Introducing Classcraft’s sixth Quest of the Month! Each month at Classcraft, we’ll be choosing one awesome quest to promote. Our pick for the month of September is Josh Banks, the creator of the quest “The Curse of Salem,” a lesson plan that combines high school level American literature, media literature, and creative writing. You can import his quest here.
If you use Classcraft, you can submit quests you’ve created to be the next Quest of the Month on our submission page. Quests are personalized, self-paced, choose-your-own-adventure lessons for students. Our goal is to spotlight the amazing educators who inspire us and share creative, teacher-made content with our global community of forward-thinking educators.
Take it away, Josh!
What grades and subjects do you teach?
Josh Banks: I teach Grade 11 American Literature, 10-12 Media Literature, and 10-12 Creative Writing.
How long have you been teaching?
Banks: Going on 19 years.
Where do you teach?
Banks: Ste. Genevieve High School in Ste. Genevieve, Missouri.
What made you decide to use Classcraft?
Banks: I was taking an e-Mints class at our school through a program with Missouri-Baptist College. Once I read about the program and looked at how it implements my curriculum through Google Classroom, it seemed like a cool way to engage students.
What kinds of things are you passionate about?
Banks: I enjoy reading, exploring new technology opportunities in the classroom setting, traveling, watching Miami Dolphins play on Sundays, and I’m a huge movie buff.
Why do you love the quest you created? What makes it special?
Banks: The Crucible is a look into a historical dark time in American culture. It literally is where the coined term “witch hunt” came from. How many times in our culture are people accused of something in times of turmoil and assumed guilty regardless of the truth? I traveled recently to Salem, MA over the summer and truly enjoyed the culture and history which still exists everywhere. The places in the video exist to this day and so does the atmosphere. The quest covers how superstition in human growth, affects the way people lived and reacted (in) times of crisis.

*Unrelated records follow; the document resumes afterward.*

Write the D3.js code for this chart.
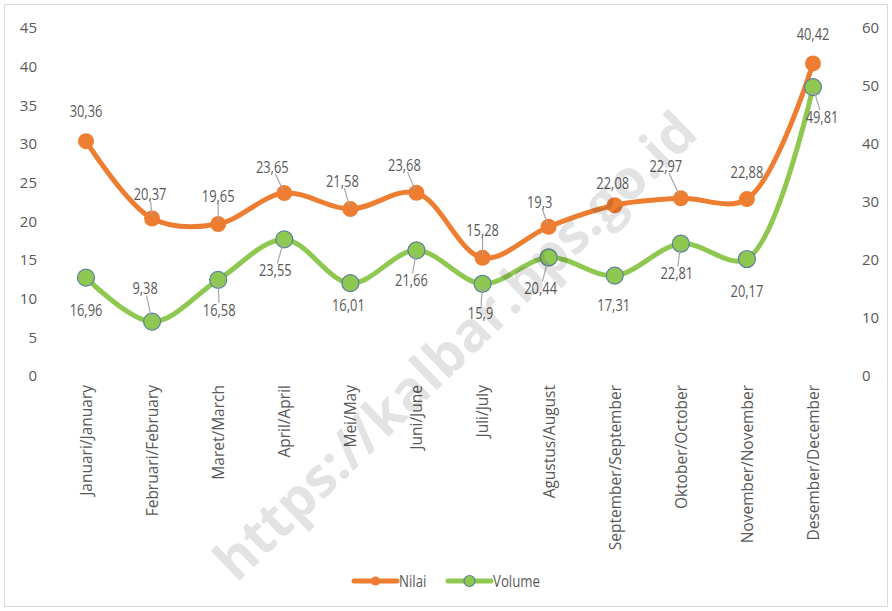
<!DOCTYPE html>
<html>
<head>
<meta charset="utf-8">
<script src="https://cdn.jsdelivr.net/npm/d3@7"></script>
<style>
  html, body { margin: 0; padding: 0; background: #fff; }
  svg { display: block; }
  .num { font-family: "Open Sans", sans-serif; }
  .tick text { font-family: "Open Sans", sans-serif; fill: #595959; }
</style>
</head>
<body>
<svg id="chart" width="892" height="611"></svg>
<script>
// ---- data ----
const months = ["Januari/January", "Februari/February", "Maret/March", "April/April", "Mei/May", "Juni/June",
  "Juli/July", "Agustus/August", "September/September", "Oktober/October", "November/November", "Desember/December"];
const nilai = [30.36, 20.37, 19.65, 23.65, 21.58, 23.68, 15.28, 19.3, 22.08, 22.97, 22.88, 40.42];
const volume = [16.96, 9.38, 16.58, 23.55, 16.01, 21.66, 15.9, 20.44, 17.31, 22.81, 20.17, 49.81];
const leftTicks = [0, 5, 10, 15, 20, 25, 30, 35, 40, 45];
const rightTicks = [0, 10, 20, 30, 40, 50, 60];
const seriesNames = ["Nilai", "Volume"];

// ---- label layout (offsets from point, leader flags) ----
const nilaiLabelOffset = [[0,-30],[-2,-24],[0,-28],[-12,-26],[-8,-28],[-12,-28],[0,-28],[-9,-25],[-2,-22],[-15,-32],[0,-27],[0,-29]];
const nilaiLeader = [0,1,1,1,1,1,1,1,0,1,0,0];
const volumeLabelOffset = [[0,33],[-7,-33],[1,30],[-9,31],[-2,22],[-5,30],[-2,29],[-8,31],[-1,30],[-4,30],[0,32],[9,30]];
const volumeLeader = [0,1,1,1,0,1,1,1,0,1,0,1];

const orange = "#ED7D31", green = "#8FC851", markerStroke = "#5A7EA3", textGray = "#595959";
const narrow = 0.78;

const svg = d3.select("#chart");

// border
svg.append("rect").attr("x", 4.5).attr("y", 4.5).attr("width", 883).attr("height", 602)
  .attr("fill", "#fff").attr("stroke", "#d9d9d9");

const x = d3.scalePoint().domain(months).range([86, 813]);
const yL = d3.scaleLinear().domain([0, 45]).range([376, 28]);
const yR = d3.scaleLinear().domain([0, 60]).range([376, 28]);

// axes
const gL = svg.append("g").attr("transform", "translate(40,0)")
  .call(d3.axisLeft(yL).tickValues(leftTicks).tickSize(0).tickPadding(3));
gL.select(".domain").remove();
gL.selectAll("text").attr("font-size", 15);

const gR = svg.append("g").attr("transform", "translate(858,0)")
  .call(d3.axisRight(yR).tickValues(rightTicks).tickSize(0).tickPadding(4));
gR.select(".domain").remove();
gR.selectAll("text").attr("font-size", 15);

const gX = svg.append("g").attr("transform", "translate(0,376)")
  .call(d3.axisBottom(x).tickSize(0).tickPadding(0));
gX.select(".domain").remove();
gX.selectAll("text")
  .attr("font-size", 15.5)
  .attr("text-anchor", "end")
  .attr("transform", "rotate(-90)")
  .attr("x", -9).attr("y", 0).attr("dy", "0.35em");

// lines
const lineN = d3.line().x((d, i) => x(months[i])).y(d => yL(d)).curve(d3.curveCatmullRom.alpha(0.5));
const lineV = d3.line().x((d, i) => x(months[i])).y(d => yR(d)).curve(d3.curveCatmullRom.alpha(0.5));

svg.append("path").datum(volume).attr("d", lineV).attr("fill", "none")
  .attr("stroke", green).attr("stroke-width", 5).attr("stroke-linecap", "round");
svg.append("path").datum(nilai).attr("d", lineN).attr("fill", "none")
  .attr("stroke", orange).attr("stroke-width", 5).attr("stroke-linecap", "round");

svg.append("g").selectAll("circle").data(volume).join("circle")
  .attr("cx", (d, i) => x(months[i])).attr("cy", d => yR(d)).attr("r", 8.5)
  .attr("fill", green).attr("stroke", markerStroke).attr("stroke-width", 1.2);
svg.append("g").selectAll("circle").data(nilai).join("circle")
  .attr("cx", (d, i) => x(months[i])).attr("cy", d => yL(d)).attr("r", 8)
  .attr("fill", orange);

// labels
const fmt = v => String(v).replace(".", ",");
function drawLabels(values, yScale, offsets, leaders) {
  const g = svg.append("g");
  values.forEach((v, i) => {
    const px = x(months[i]), py = yScale(v);
    const lx = px + offsets[i][0], ly = py + offsets[i][1];
    const t = g.append("text").attr("class", "num")
      .attr("transform", `translate(${lx},${ly}) scale(${narrow},1)`)
      .attr("dy", "0.35em")
      .attr("text-anchor", "middle").attr("font-size", 16.5).attr("fill", textGray)
      .text(fmt(v));
    if (leaders[i]) {
      const b = t.node().getBBox();
      const hw = b.width * narrow / 2 + 1, hh = 7;
      const dx = px - lx, dy = py - ly;
      const s = Math.min(dx !== 0 ? hw / Math.abs(dx) : Infinity, dy !== 0 ? hh / Math.abs(dy) : Infinity);
      g.insert("line", ":first-child")
        .attr("x1", lx + dx * s).attr("y1", ly + dy * s)
        .attr("x2", px - dx * 0.12).attr("y2", py - dy * 0.12)
        .attr("stroke", "#a6a6a6").attr("stroke-width", 1.2);
    }
  });
}
drawLabels(nilai, yL, nilaiLabelOffset, nilaiLeader);
drawLabels(volume, yR, volumeLabelOffset, volumeLeader);

// legend
const leg = svg.append("g").attr("transform", "translate(0,581)");
const legItems = [{name: seriesNames[0], c: orange, x0: 354, len: 43, stroke: null, r: 4.5},
                  {name: seriesNames[1], c: green, x0: 448, len: 43, stroke: markerStroke, r: 5.5}];
legItems.forEach(it => {
  leg.append("line").attr("x1", it.x0).attr("x2", it.x0 + it.len).attr("y1", 0).attr("y2", 0)
    .attr("stroke", it.c).attr("stroke-width", 5).attr("stroke-linecap", "round");
  leg.append("circle").attr("cx", it.x0 + it.len / 2).attr("cy", 0).attr("r", it.r)
    .attr("fill", it.c).attr("stroke", it.stroke || "none").attr("stroke-width", 1.2);
  leg.append("text").attr("class", "num")
    .attr("transform", `translate(${it.x0 + it.len + 2},0) scale(${narrow},1)`).attr("dy", "0.35em")
    .attr("font-size", 17).attr("fill", textGray).text(it.name);
});

// watermark
svg.append("text").attr("transform", "translate(455,346) rotate(-44)")
  .attr("text-anchor", "middle").attr("dy", "0.35em")
  .attr("font-family", "Open Sans, sans-serif").attr("font-weight", "bold")
  .attr("font-size", 55).attr("fill", "#000").attr("fill-opacity", 0.11)
  .text("https://kalbar.bps.go.id");
</script>
</body>
</html>
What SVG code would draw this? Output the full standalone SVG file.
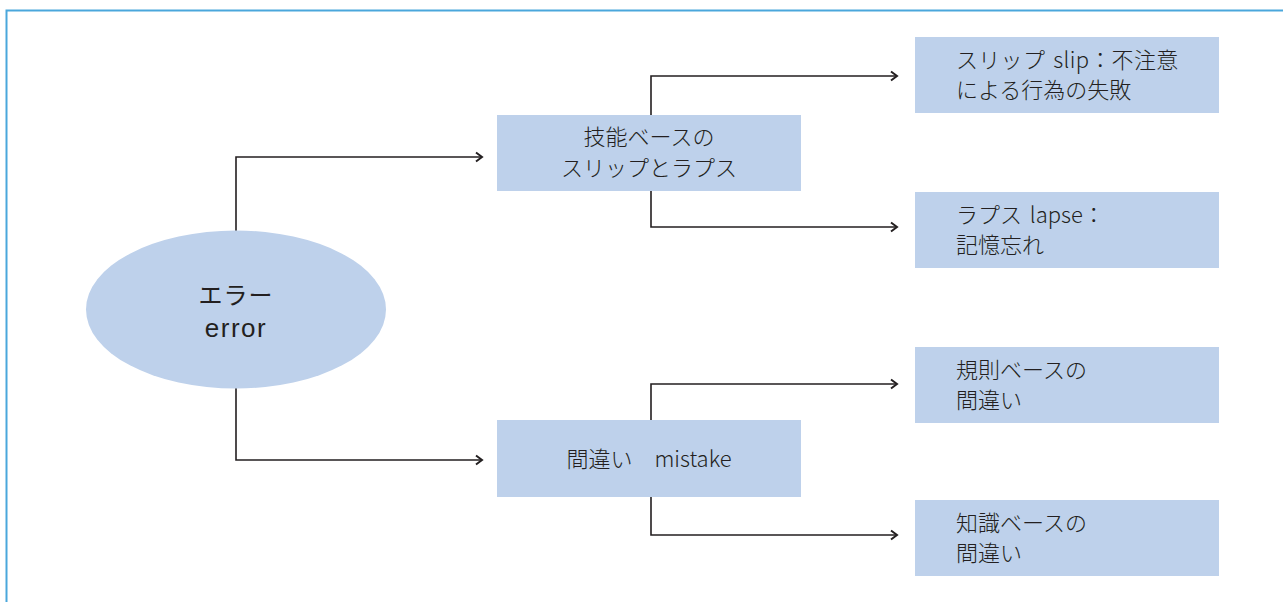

What did your students think of your quest? How did they react?
Banks: The students enjoyed being able to work at their own pace during the quest. They focused more on the curriculum and utilized the program to keep a target on the reading/writing portion. They were rewarded for each step of the way, while reflecting on the material and how it can still apply to today.
What’s one of your favorite things about Classcraft?
Banks: Accountability. Students pay attention to late work, class policies, team effort, and freedom to work at their own learning pace.